2019 was an extremely strong year for lead actor performances. But Joaquin Phoenix was far and away the best of the bunch. As a mentally-ill loner, Phoenix is able to accomplish the impossible: induce empathy for the Joker. And as a psychotic murderer, Phoenix perfectly depicts a certain comedy in the chaos that prompts an unnerving response like no other in some time. If you really crave an in-depth analysis of Phoenix’s portrayal of Arthur Fleck, check out my Helmer v. Holmes: “Joker” article on the Beacon website.
Best Actress: Scarlett Johansson, “Marriage Story”
Throughout “Marriage Story”, Scarlett Johansson’s portrayal as astray mother Nicole is heartbreaking. Although not as tear-jerking as Meryl Streep’s Joanna in the definitive divorce film “Kramer v. Kramer”, Johansson’s performance comes off as so real. Grounded when managing her divorce, and emotionally battering when fighting for her integrity and her child, Johansson was simply incredible. If you don’t believe me, go on Youtube, search “Marriage Story” argument scene, and prepare to be amazed.
Best Supporting Actor: Tom Hanks, “A Beautiful Day in the Neighborhood”

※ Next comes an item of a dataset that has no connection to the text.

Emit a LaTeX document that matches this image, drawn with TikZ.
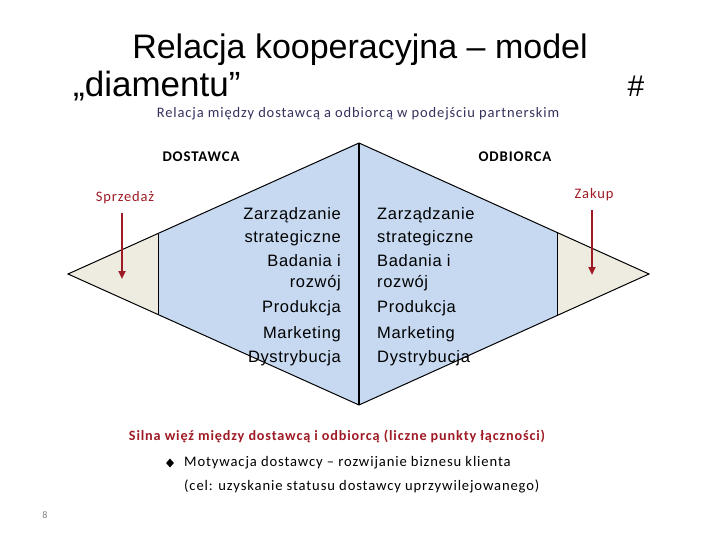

Although Brad Pitt in “Once Upon a Time in Hollywood” seems to be the frontrunner, it’s Hollywood legend Tom Hanks as icon Fred Rogers who should win the Oscar. The subtle emotion that Hanks brings to the role is unlike what any actor has done this year. The facial and body expressions combined with the soothing voice of an angel is a perfect representation of Mr. Rogers. The two-time Oscar winner exhibits an abundant amount of sincerity and earnestness with just his stare as opposed to some other grand demonstration of emotion. Hanks succeeds in sending the most important message of Rogers’ career: don’t be afraid to ask for help.
Best Supporting Actress: Jennifer Lopez, “Hustlers”
If you were to tell me at the beginning of 2019 that J. Lo would give my favorite supporting actress performance of the year, I would laugh harder than I did witnessing my favorite film of the year “Cats” (of course I’m being facetious). But J. Lo’s presence in “Hustlers” is so eccentric and slimy whilst still being somewhat likable. Her performance doesn’t just enhance the character, but it makes the actresses around her look even better.